After 9/11 things cooled rapidly for a little while and then it seemed that caution was thrown to the wind by a lot of the very rich. An attitude of 'if my days are numbered I am going to make them count' seems to be the prevailing one at the moment. Cheque books are out and builders yards have full order books.

With the increased demand for superyachts there has been an increase custom boat building yards and there are some key players in boat building at the moment. Some of the top names are Blohm + Voss, Lurssen, Pershwing, Wally, Feadship, Azimut-Bennetti, Abeking & Rasmussen, Codecasa, Baglietto, Royal Huisman Shipyard, C Van Lent en Zonen BV, to name but a few.

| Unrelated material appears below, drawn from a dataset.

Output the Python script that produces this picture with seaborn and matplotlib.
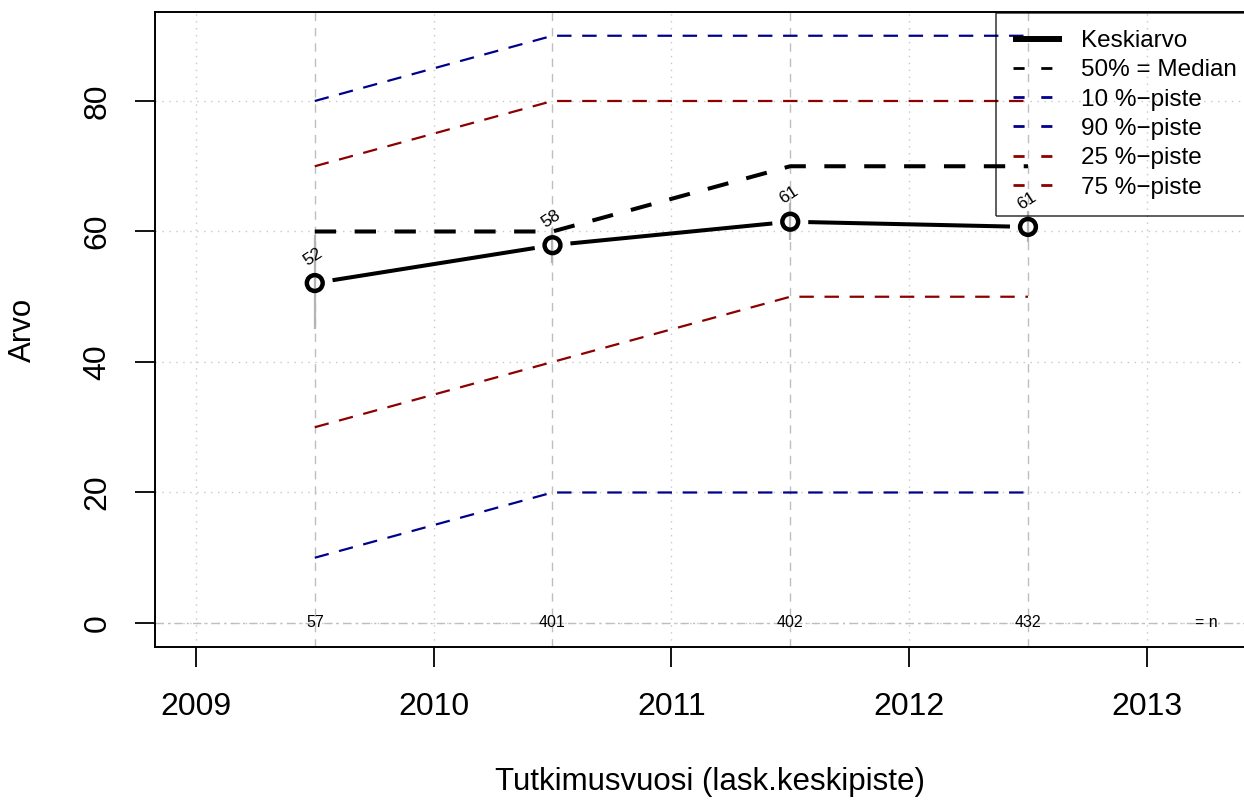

Some yachts are used exclusively by their private owners, many Arab owned yachts tend to be reserved exclusively for their owners private use but not all. Some yachts are operated all year round as charter businesses, others are used for both.

Charter fees vary from the tens of thousands of dollars a week to getting on to a million dollars a week. This covers the wages of the crew, but not fuel, food and drink, or other expenses. It also doesn't include tips which can be 10% to 15% of the charter fee.

Yachts from 23 metres (75 feet) and up qualify for design awards from the Superyacht Society, but at the bottom end of that scale yachts will not necessarily be crewed and many set the minimum length for a superyacht considerably higher. In fact gone are the days when a yacht under 35 metres was considered super.

From around 30 metres and up yachts are almost always crewed with a full time crew, dropping to skeleton crew over winters and quiet periods.

A 45 to 50 metre yacht will always have a full time crew and usually has three decks with cabins for 12 guests and for a crew of around 12 to 14.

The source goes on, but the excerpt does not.